Raven is a special case for quick KW & dataset capture if anyone does make that more robust but a major part of the problem is the KWS we and models they employ are far from state-of-art or self learning as come with a static model.
State-of-the-art is returning to single mic so manufactures can make next gen phones without need of multiple mics and sound access holes.
State-of-the-art room pickup is multiple beamforming/bss distributed mics as far pickup in excess noise fields is just pointless to try and find that meager ripple in air.
Also its looking at what noise is which in a domestic situation its mainly media and the solution to that is merely volume ducking and AEC.
The above KWS tensorflow-lite model can do 20ms streaming and provide an extremely accurate envelope and run in less than 20% single core load of a pi3A+
So yeah you can run 2x KWS on a Pi3 and more just not with the KWS you have and Porcupine is an OK KWS but it gives zero metric out other than a KW has been hit so relatively useless.
State-of-the-art with KWS is https://github.com/google-research/google-research/tree/master/kws_streaming which my repo is just an adaption of that to try and make use a little easier.
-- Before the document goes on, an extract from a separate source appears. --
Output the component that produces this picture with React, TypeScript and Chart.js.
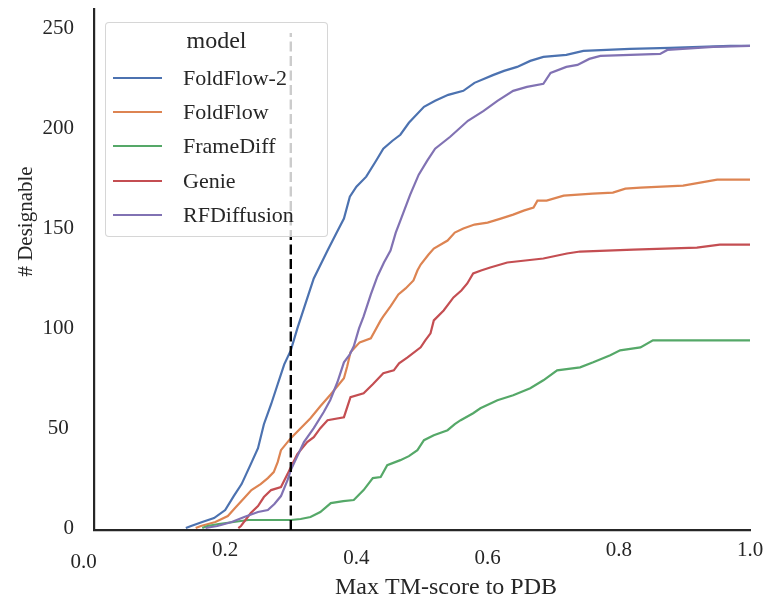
import React, { useEffect, useRef } from 'react';
import { Chart, registerables } from 'chart.js';

Chart.register(...registerables);

const FONT = '"Liberation Serif", "Times New Roman", serif';
const TEXT = '#262626';

const X_TITLE = 'Max TM-score to PDB';
const Y_TITLE = '# Designable';
const LEGEND_TITLE = 'model';

const modelNames = ['FoldFlow-2', 'FoldFlow', 'FrameDiff', 'Genie', 'RFDiffusion'];
const modelColors = ['#4C72B0', '#DD8452', '#55A868', '#C44E52', '#8172B3'];

const xTicks = [0, 0.2, 0.4, 0.6, 0.8, 1.0];
const yTicks = [0, 50, 100, 150, 200, 250];

const threshold = 0.3;
const thresholdRange = [-1, 248];

// FoldFlow-2
const ff2X = [0.14, 0.148, 0.165, 0.183, 0.2, 0.213, 0.225, 0.239, 0.25, 0.259, 0.27, 0.28, 0.29, 0.3, 0.31, 0.32, 0.335, 0.356, 0.37, 0.381, 0.39, 0.4, 0.415, 0.43, 0.441, 0.455, 0.467, 0.48, 0.503, 0.52, 0.54, 0.563, 0.58, 0.609, 0.625, 0.645, 0.665, 0.685, 0.72, 0.746, 0.817, 0.878, 0.97, 1.0];
const ff2Y = [0, 1, 3, 5, 9, 16, 22, 32, 40, 52, 62, 72, 82, 89, 100, 110, 125, 139, 148, 155, 166, 171, 176, 184, 190, 194, 197, 203, 211, 214, 217, 219, 223, 227, 229, 231, 234, 236, 237, 239, 240, 240.5, 241.5, 241.5];

// FoldFlow
const ffX = [0.155, 0.163, 0.185, 0.204, 0.215, 0.229, 0.24, 0.254, 0.265, 0.274, 0.28, 0.285, 0.3, 0.315, 0.33, 0.345, 0.361, 0.381, 0.386, 0.391, 0.405, 0.422, 0.437, 0.441, 0.452, 0.464, 0.475, 0.487, 0.493, 0.498, 0.51, 0.518, 0.539, 0.55, 0.563, 0.58, 0.6, 0.62, 0.639, 0.655, 0.67, 0.676, 0.69, 0.716, 0.76, 0.791, 0.81, 0.833, 0.898, 0.924, 0.95, 1.0];
const ffY = [0, 1, 3, 6, 10, 15, 19, 22, 25, 28, 33, 39, 45, 50, 55, 61, 67, 75, 81, 88, 93, 95, 104, 106, 111, 117, 120, 124, 129, 132, 137, 140, 144, 148, 150, 152, 153, 155, 157, 159, 160.5, 164, 164, 166.5, 167.5, 168, 170, 170.5, 171.5, 173, 174.5, 174.5];

// FrameDiff
const fdX = [0.165, 0.173, 0.19, 0.213, 0.235, 0.254, 0.3, 0.315, 0.33, 0.345, 0.361, 0.38, 0.396, 0.405, 0.411, 0.425, 0.437, 0.447, 0.467, 0.48, 0.493, 0.503, 0.518, 0.539, 0.55, 0.559, 0.578, 0.589, 0.615, 0.639, 0.665, 0.685, 0.706, 0.741, 0.761, 0.787, 0.802, 0.833, 0.852, 1.0];
const fdY = [0, 1, 2, 3, 4, 4, 4, 4.5, 5.5, 8, 12.5, 13.5, 14, 17, 19, 25, 25.5, 31.5, 34, 36, 39, 44, 46.5, 49, 52, 54, 57.5, 60, 64, 66.5, 70, 74, 79, 80.5, 83, 86.5, 89, 90.5, 94, 94];

// Genie
const genieX = [0.22, 0.224, 0.239, 0.25, 0.259, 0.27, 0.285, 0.295, 0.3, 0.31, 0.315, 0.325, 0.335, 0.345, 0.356, 0.381, 0.391, 0.411, 0.425, 0.441, 0.457, 0.465, 0.478, 0.498, 0.505, 0.513, 0.518, 0.533, 0.548, 0.56, 0.569, 0.578, 0.59, 0.604, 0.63, 0.685, 0.721, 0.741, 0.822, 0.919, 0.954, 1.0];
const genieY = [0, 1, 7.5, 11, 15.5, 19, 20.5, 27, 30.5, 37, 39, 43, 45.5, 50, 54, 55.5, 65.5, 67.5, 72, 77.5, 79, 82.5, 85.5, 90.5, 94, 97.5, 104, 109, 115.5, 119, 122.5, 127.5, 129, 130.5, 133, 135, 137.5, 138.5, 139.5, 140.5, 142, 142];

// RFDiffusion
const rfdX = [0.17, 0.188, 0.21, 0.229, 0.25, 0.265, 0.275, 0.285, 0.295, 0.3, 0.31, 0.32, 0.335, 0.35, 0.36, 0.371, 0.381, 0.39, 0.396, 0.404, 0.411, 0.422, 0.432, 0.442, 0.452, 0.46, 0.467, 0.482, 0.495, 0.508, 0.52, 0.543, 0.57, 0.594, 0.615, 0.639, 0.66, 0.685, 0.696, 0.72, 0.737, 0.755, 0.772, 0.863, 0.874, 0.944, 1.0];
const rfdY = [0, 1, 3, 5.5, 8, 9, 12, 16, 24, 29, 36, 43, 50, 58, 64, 73, 83, 87, 91, 100, 106, 117, 126, 133, 139, 148, 154, 167, 177, 184, 190, 196, 204, 209, 214, 219, 221, 222.5, 228, 231, 232, 235, 236.5, 237.5, 239.5, 241, 241.5];

const seriesX = [ff2X, ffX, fdX, genieX, rfdX];
const seriesY = [ff2Y, ffY, fdY, genieY, rfdY];

const lowerTicks = [0.4, 0.6];

const axisTitlesPlugin = {
  id: 'axisTitles',
  afterDraw(chart: any) {
    const { ctx, chartArea } = chart;
    ctx.save();
    ctx.fillStyle = TEXT;
    ctx.textAlign = 'center';
    ctx.textBaseline = 'middle';
    ctx.font = `24px ${FONT}`;
    ctx.fillText(X_TITLE, (chartArea.left + chartArea.right) / 2 + 24, chartArea.bottom + 58);
    ctx.font = `21px ${FONT}`;
    ctx.translate(26, (chartArea.top + chartArea.bottom) / 2 - 48);
    ctx.rotate(-Math.PI / 2);
    ctx.fillText(Y_TITLE, 0, 0);
    ctx.restore();
  },
};

export default function App() {
  const canvasRef = useRef<HTMLCanvasElement | null>(null);

  useEffect(() => {
    if (!canvasRef.current) return;
    const datasets: any[] = modelNames.map((name, i) => ({
      label: name,
      data: seriesX[i].map((x, j) => ({ x, y: seriesY[i][j] })),
      borderColor: modelColors[i],
      backgroundColor: modelColors[i],
      borderWidth: 2.2,
      pointRadius: 0,
      tension: 0,
      fill: false,
      order: modelNames.length - i,
    }));
    datasets.push({
      label: 'threshold',
      data: thresholdRange.map((y) => ({ x: threshold, y })),
      borderColor: '#000000',
      borderWidth: 2.4,
      borderDash: [10, 4.5],
      pointRadius: 0,
      fill: false,
      order: 0,
    });

    const chart = new Chart(canvasRef.current, {
      type: 'line',
      data: { datasets },
      options: {
        animation: false,
        responsive: false,
        layout: { padding: { left: 0, right: 15, top: 9, bottom: 0 } },
        plugins: {
          legend: { display: false },
          tooltip: { enabled: false },
        },
        scales: {
          x: {
            type: 'linear',
            min: 0,
            max: 1,
            z: 1,
            grid: { display: false, drawTicks: false },
            border: { display: true, color: TEXT, width: 2.2 },
            afterBuildTicks: (scale: any) => {
              scale.ticks = xTicks.map((v) => ({ value: v }));
            },
            afterFit: (scale: any) => {
              scale.height = 64;
              scale.paddingLeft = 0;
              scale.paddingRight = 0;
            },
            ticks: {
              padding: 8,
              color: TEXT,
              maxRotation: 0,
              autoSkip: false,
              font: (ctx: any) => ({
                family: FONT,
                size: 21,
                lineHeight: ctx.tick && ctx.tick.value === 0 ? 2.34 : ctx.tick && lowerTicks.includes(ctx.tick.value) ? 1.96 : 1.2,
              }),
              callback: (v: any) => (Number(v) === 0 ? '0.0\u2003' : Number(v).toFixed(1)),
            },
          },
          y: {
            type: 'linear',
            min: -1,
            max: 260,
            z: 1,
            grid: { display: false, drawTicks: false },
            border: { display: true, color: TEXT, width: 2.2 },
            afterBuildTicks: (scale: any) => {
              scale.ticks = yTicks.map((v) => ({ value: v }));
            },
            afterFit: (scale: any) => {
              scale.width = 94;
              scale.paddingTop = 0;
              scale.paddingBottom = 0;
            },
            ticks: {
              padding: 20,
              color: TEXT,
              autoSkip: false,
              font: { family: FONT, size: 21 },
              callback: (v: any) => (Number(v) === 50 ? '50 ' : String(v)),
            },
          },
        },
      },
      plugins: [axisTitlesPlugin],
    });
    return () => chart.destroy();
  }, []);

  return (
    <div style={{ position: 'absolute', left: 0, top: 0, width: 765, height: 594, background: '#fff' }}>
      <canvas ref={canvasRef} width={765} height={594} style={{ position: 'absolute', left: 0, top: 0 }} />
      <div
        style={{
          position: 'absolute',
          left: 105,
          top: 22,
          width: 221,
          height: 213,
          border: '1px solid rgba(204,204,204,0.8)',
          borderRadius: 4,
          background: 'rgba(255,255,255,0.8)',
          fontFamily: FONT,
          color: TEXT,
        }}
      >
        <div
          style={{
            position: 'absolute',
            left: 0,
            width: '100%',
            top: 3,
            height: 28,
            lineHeight: '28px',
            fontSize: 24,
            textAlign: 'center',
          }}
        >
          {LEGEND_TITLE}
        </div>
        {modelNames.map((name, i) => (
          <div
            key={name}
            style={{ position: 'absolute', left: 0, top: Math.round(42 + i * 34.2), height: 26, width: '100%' }}
          >
            <div
              style={{
                position: 'absolute',
                left: 7,
                top: 12,
                width: 49,
                height: 2,
                background: modelColors[i],
              }}
            />
            <div
              style={{
                position: 'absolute',
                left: 77,
                top: 0,
                height: 26,
                lineHeight: '26px',
                fontSize: 22,
                whiteSpace: 'nowrap',
              }}
            >
              {name}
            </div>
          </div>
        ))}
      </div>
    </div>
  );
}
State-of-the-art is likely to be a single brain that is fed from multiple distributed mics/arrays with the best signal picked and likely further preprocessing, but prob a strange focus when the KWS we have are so far away from state of the art and even the ASR as state-of-the art ASR can understand through noise.
One of the latest speech toolkits has tools for beamforming but is intel/nvidia based so likely jetson or above but not for the likes where Rhass is in the name as for voice AI raspberry is really the wrong platform.